ULOS BATAK DALAM PERSPEKTIF KRISTEN
Oleh: Edward Simanungkalit

                                        
                                           Gambaran Umum
Bertenun sudah sejak lama dilakukan oleh orang Batak. Hasil tenunan itu berupa ulos Batak. Ciri Dongson tampak di dalam corak dan pembuatan ulos Batak tersebut dan pendukung budaya Dongson ini dapat menenun kain. Sebagaimana diketahui bahwa para pendukung budaya Dongson berasal dari masa prasejarah, yaitu Neolitik. Mereka ini sudah menggunakan alat-alat perunggu, sehingga disebut juga zaman perunggu (Hutabarat, 2011:1). Kebudayaan Dongson berkembang di Vietnam, Indochina sebagai hasil karya kelompok bangsa Austronesia yang terutama menetap di pesisir Annam  dan Tonkin, yang berkembang antara abad ke-5 hingga abad ke-2 Sebelum Masehi.

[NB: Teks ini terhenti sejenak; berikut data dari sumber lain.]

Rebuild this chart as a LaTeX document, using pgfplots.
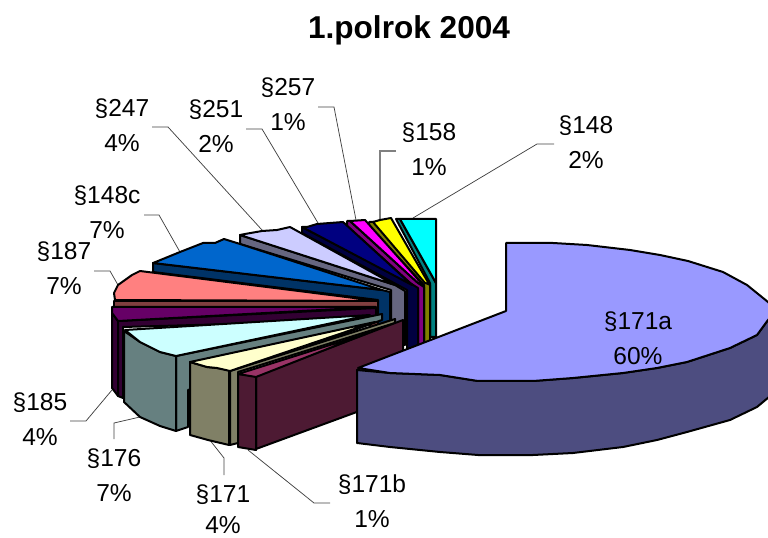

Pada zaman dulu  ulos adalah pakaian sehari-hari bagi orang Batak (Toba). Untuk laki-laki, bagian atas disebut “hande-hande” dan bagian bawah disebut “singkot”, sedang penutup kepala disebut “tali-tali” atau “detar”. Untuk perempuan, bagian bawah hingga batas dada disebut “haen” dan untuk penutup punggung disebut “hoba-hoba”. Bila dipakai berupa selendang disebut “ampe-ampe”, sedang yang dipakai sebagai penutup kepala disebut “saong”. Bila perempuan menggendong anak, penutup punggung disebut “hohop-hohop”, sedang alat untuk menggendong disebut’ “parompa” (Pardede, 2005:1).
 
Jenis-jenis ulos terdiri dari: Ulos Jugia, Ragi Hidup, Ragi Hotang, Sadum, Runjat, Sibolang, Suri-suri Ganjang, Mangiring, Bintang Maratur, Sitoluntuho-Bolean, Jungkit, Lobu-lobu. Masih banyak lagi macam-macam corak dan nama-nama ulos seperti: Ragi Panai, Ragi Hatirangga, Ragi Ambasang, Ragi Sidosdos, Ragi Sampuborna, Ragi Siattar, Ragi Sapot, Ragi si Imput ni Hirik, Ulos Bugis, Ulos Padang Rusa, Ulos Simata, Ulos Happu, Ulos Tukku, Ulos Gipul, Ulos Takkup, dan seterusnya hingga mencapai 57 jenis. (Pardede, 2005:1).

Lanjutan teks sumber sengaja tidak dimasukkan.